%%

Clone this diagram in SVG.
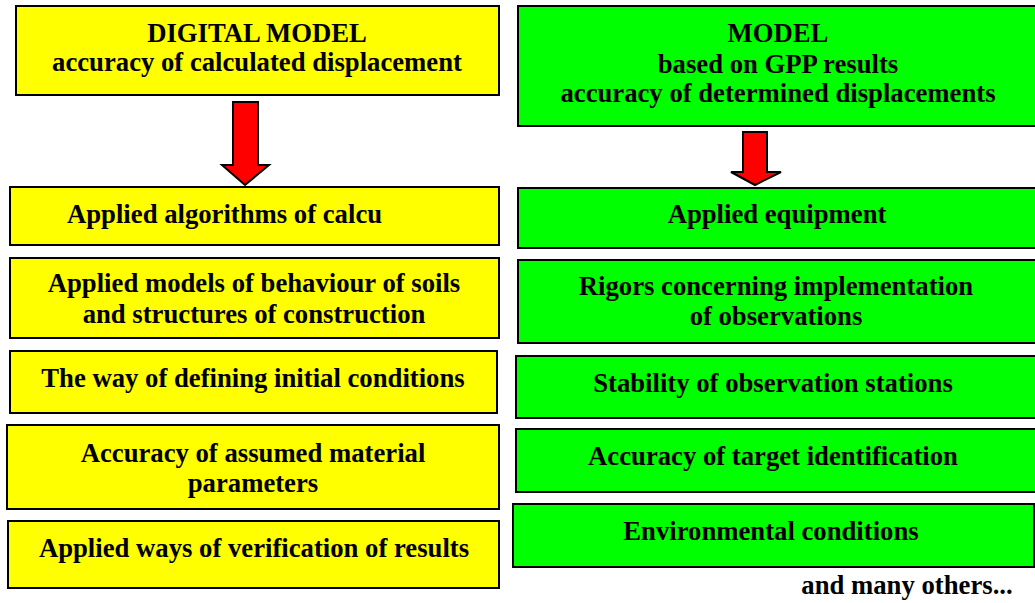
<svg xmlns="http://www.w3.org/2000/svg" width="1035" height="603" viewBox="0 0 1035 603">
<style>
.y{fill:#FFFF00;stroke:#000;stroke-width:2}
.g{fill:#00FF00;stroke:#000;stroke-width:2}
.t{font-family:"Liberation Serif","Times New Roman",serif;font-weight:bold;font-size:26.7px;fill:#000;text-anchor:middle}
.a{fill:#FF0000;stroke:#000;stroke-width:2;stroke-linejoin:miter}
</style>
<rect width="1035" height="603" fill="#fff"/>
<g id="left-head"><rect class="y" x="16" y="6" width="483" height="89"/>
<text class="t" x="257" y="42">DIGITAL MODEL</text>
<text class="t" x="257" y="71">accuracy of calculated displacement</text></g>
<g id="right-head"><rect class="g" x="518" y="6" width="530" height="120"/>
<text class="t" x="778" y="42">MODEL</text>
<text class="t" x="778" y="73">based on GPP results</text>
<text class="t" x="778" y="102">accuracy of determined displacements</text></g>
<g id="connectors">
<polygon class="a" points="233,102 258,102 258,165 269,165 245,185 222,165 233,165"/>
<polygon class="a" points="743,132 767,132 767,172 781,172 755,185 731,172 743,172"/>
</g>
<g id="l1"><rect class="y" x="10" y="187" width="489" height="58"/>
<text class="t" x="67" y="223" style="text-anchor:start">Applied algorithms of calcu</text></g>
<g id="l2"><rect class="y" x="10" y="258" width="489" height="80"/>
<text class="t" x="254" y="292">Applied models of behaviour of soils</text>
<text class="t" x="254" y="323">and structures of construction</text></g>
<g id="l3"><rect class="y" x="10" y="351" width="487" height="62"/>
<text class="t" x="253" y="387">The way of defining initial conditions</text></g>
<g id="l4"><rect class="y" x="7" y="425" width="492" height="84"/>
<text class="t" x="253" y="462">Accuracy of assumed material</text>
<text class="t" x="253" y="492">parameters</text></g>
<g id="l5"><rect class="y" x="8" y="521" width="491" height="67"/>
<text class="t" x="254" y="557">Applied ways of verification of results</text></g>
<g id="r1"><rect class="g" x="518" y="188" width="530" height="60"/>
<text class="t" x="777" y="223">Applied equipment</text></g>
<g id="r2"><rect class="g" x="518" y="260" width="530" height="83"/>
<text class="t" x="776" y="295">Rigors concerning implementation</text>
<text class="t" x="776" y="325">of observations</text></g>
<g id="r3"><rect class="g" x="516" y="356" width="530" height="62"/>
<text class="t" x="773" y="392">Stability of observation stations</text></g>
<g id="r4"><rect class="g" x="516" y="429" width="530" height="63"/>
<text class="t" x="773" y="465">Accuracy of target identification</text></g>
<g id="r5"><rect class="g" x="513" y="504" width="521" height="63"/>
<text class="t" x="771" y="540">Environmental conditions</text></g>
<text id="note" class="t" x="907" y="594">and many others...</text>
</svg>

%%

Requirement
Transcribe the material as is, with images omitted.

Solution for this problem
Clone this diagram in SVG.
<svg xmlns="http://www.w3.org/2000/svg" width="1035" height="603" viewBox="0 0 1035 603">
<style>
.y{fill:#FFFF00;stroke:#000;stroke-width:2}
.g{fill:#00FF00;stroke:#000;stroke-width:2}
.t{font-family:"Liberation Serif","Times New Roman",serif;font-weight:bold;font-size:26.7px;fill:#000;text-anchor:middle}
.a{fill:#FF0000;stroke:#000;stroke-width:2;stroke-linejoin:miter}
</style>
<rect width="1035" height="603" fill="#fff"/>
<g id="left-head"><rect class="y" x="16" y="6" width="483" height="89"/>
<text class="t" x="257" y="42">DIGITAL MODEL</text>
<text class="t" x="257" y="71">accuracy of calculated displacement</text></g>
<g id="right-head"><rect class="g" x="518" y="6" width="530" height="120"/>
<text class="t" x="778" y="42">MODEL</text>
<text class="t" x="778" y="73">based on GPP results</text>
<text class="t" x="778" y="102">accuracy of determined displacements</text></g>
<g id="connectors">
<polygon class="a" points="233,102 258,102 258,165 269,165 245,185 222,165 233,165"/>
<polygon class="a" points="743,132 767,132 767,172 781,172 755,185 731,172 743,172"/>
</g>
<g id="l1"><rect class="y" x="10" y="187" width="489" height="58"/>
<text class="t" x="67" y="223" style="text-anchor:start">Applied algorithms of calcu</text></g>
<g id="l2"><rect class="y" x="10" y="258" width="489" height="80"/>
<text class="t" x="254" y="292">Applied models of behaviour of soils</text>
<text class="t" x="254" y="323">and structures of construction</text></g>
<g id="l3"><rect class="y" x="10" y="351" width="487" height="62"/>
<text class="t" x="253" y="387">The way of defining initial conditions</text></g>
<g id="l4"><rect class="y" x="7" y="425" width="492" height="84"/>
<text class="t" x="253" y="462">Accuracy of assumed material</text>
<text class="t" x="253" y="492">parameters</text></g>
<g id="l5"><rect class="y" x="8" y="521" width="491" height="67"/>
<text class="t" x="254" y="557">Applied ways of verification of results</text></g>
<g id="r1"><rect class="g" x="518" y="188" width="530" height="60"/>
<text class="t" x="777" y="223">Applied equipment</text></g>
<g id="r2"><rect class="g" x="518" y="260" width="530" height="83"/>
<text class="t" x="776" y="295">Rigors concerning implementation</text>
<text class="t" x="776" y="325">of observations</text></g>
<g id="r3"><rect class="g" x="516" y="356" width="530" height="62"/>
<text class="t" x="773" y="392">Stability of observation stations</text></g>
<g id="r4"><rect class="g" x="516" y="429" width="530" height="63"/>
<text class="t" x="773" y="465">Accuracy of target identification</text></g>
<g id="r5"><rect class="g" x="513" y="504" width="521" height="63"/>
<text class="t" x="771" y="540">Environmental conditions</text></g>
<text id="note" class="t" x="907" y="594">and many others...</text>
</svg>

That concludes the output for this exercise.